As you’ve likely heard, in March of 2016, the FASB board released an Accounting Standards Update (Update 2016-09) with several changes that impact accounting standards for stock option and equity compensation plans. The intent of these changes was to simplify the accounting processes related to equity compensation plans.
Though FASB updates are generally considered fairly droll occurrences, these updates have already made headlines as some issuers with high-value plans make the switch. On February 3rd, the Wall Street Journal reported that Facebook Inc.’s earnings in 2016 included a more than $900 million boost from accounting changes, primarily related to the change that calls for running excess tax benefits from stock option exercises directly through the income statement, which reduces the provision for taxes and therefore increases net income.
As a quick recap, the main updates included in ASU 2016-09 were as follows
• Forfeiture Accounting – When recording the amortization of stock compensation cost, the accrual values are currently based on the number of awards that are expected to vest, requiring the issuer to estimate a forfeiture rate. This update allows an entity to make an entity-wide accounting policy election to either use a forfeiture hedging estimate to estimate the number of awards that are expected to vest, or to account for forfeitures real-time in the financial reporting period in which they occur. This shift is made much easier to implement by the fact that equity compensation systems such as OptionTrax® can automatically track forfeitures and adjust stock comp expense accordingly in the period in which the forfeiture occurs.
• Statutory Withholding on Exercises & Vests – In the past, employers were allowed to withhold only up to the minimum statutory tax rate for awards without causing the award to be classified as a liability award (requiring variable accounting over the lifetime of the award). The revised standard now allows employer share-based withholding up to the maximum statutory tax rates applicable in the issuer’s jurisdiction. It is important to note, however, that despite the updated FASB rules regarding tax withholdings for financial accounting purposes, there haven’t been changes in Treasury regulations (i.e., the methods to determining the withholding rate for supplemental wages still include the choice of only (1) mandatory flat rate withholding; (2) optional flat rate withholding; and (3) aggregate method withholding). As a result, before making changes to the withholding method for plan participants, it is important to understand and consider the IRS guideline implications.

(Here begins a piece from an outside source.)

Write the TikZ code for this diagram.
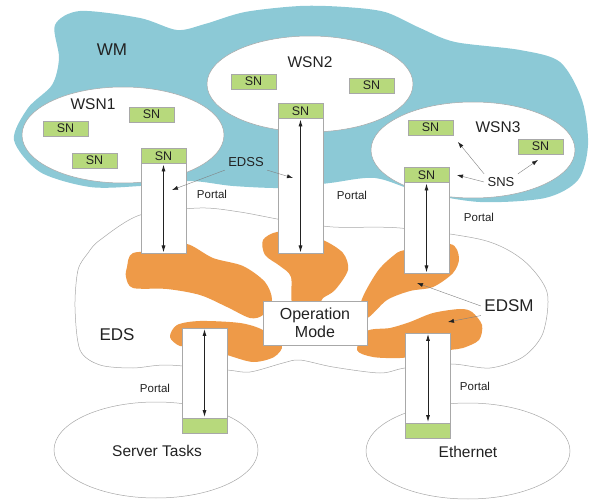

• Statement of Cash Flows Classification of Employee Taxes Paid When an Employer Withholds Shares for Tax-Withholding Purposes – Until now, there has been no clear guidance on how cash payments made by a company to tax authorities for taxes on exercise or vest when an employee withholds shares, should be classified on the Statement of Cash Flows. This is now clarified, and should be classified as a financing activity.
• Private Entity Intrinsic Value Accounting – As per this update, nonpublic entities will be permitted to make a one-time accounting policy election to switch from measuring all liability-classified awards at fair value to intrinsic value. Since the initial adoption of ASC 718 private entities have had this option, however, FASB acknowledged that many private entities were not aware of the option, and has therefore authorized this one-time switch over of methodologies.
Facebook is not alone. Google parent, Alphabet Inc., and Microsoft Corp. have also seen an increase in earnings due to early adoption of the change. And it is likely that there will be more announcements of significant earnings impact, as other major tech companies and industries adopt the changes in the coming year.
Along with simplifying the rules, such results may boost the popularity of equity compensation plans even further. It also shows that while change is never easy, dragging your feet on this particular set of updates carries a real opportunity cost!